I think my biggest frustration is when there is a pop up designed to go to the center of your screen. This never works properly in a phone browser, making it impossible to either close or even view the pop up. I just give up and don't even try to get the content anymore.
I think this happened because people started copy/pasting the following meta tag in to their HTML, thinking they were adding better support for mobile safari, and not fully understanding what it does.
Really you should only consider adding this element if your site is optimised for mobile, either through a responsive design or with a dedicated mobile site, and even then maximum-scale=1 is usually a bad idea.
Agreed, this is why I prefer desktop rendering on my phone, because most 'mobile' sites feel like 2003 blackberry sites. iPhones and other modern smartphones can read read regular html pages fine.
So wrong. And its like - we know better how big letters you can read. You don't. I zoom almost all sites on my iphone, on 13" mac and on my work's 27" imac. Its all the same - I need at least some font increase to read it comfortably, because every time I sit on different distance from the screen. Or I maybe need glasses (although my doctor does not seems to think so).
While it is inexcusable to do this as a web developer, there is a layout bug in Mobile Safari to which this is the easiest and sometimes only solution. The designers aren't disabling zooming because they hate people who zoom, just because they're inconsiderate of them.

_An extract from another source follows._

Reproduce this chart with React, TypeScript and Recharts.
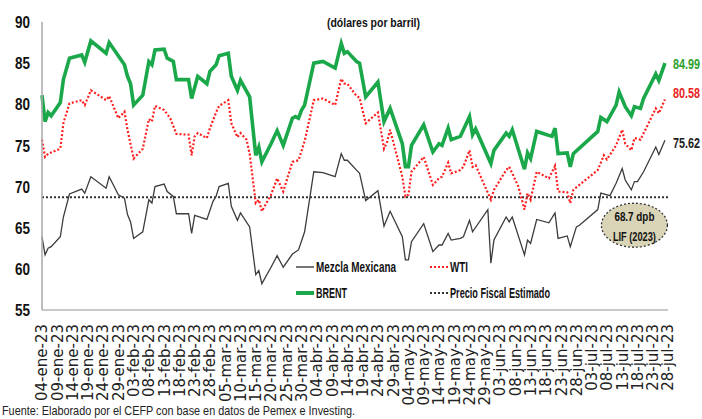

What is more annoying is that using an Android device, which doesn't have this bug, you suddenly can't zoom either. Now that this is fixed in iOS, it will take a long while for sites to re-enable it. It's very unfortunate that web developers needed to disable features on all platforms to work around a bug in one.
Thanks. I think I've run into that before (as a user), but just didn't think about it. Seems better to just make the user zoom back out than to disable zooming altogether, in any case.
I don't understand the hatred people level at mobile sites that do not let you zoom when contrasted with the lack of hatred for mobile apps, which almost uniformly do not let you zoom.
Surely there's a special ring in Hell for those web anti-designers.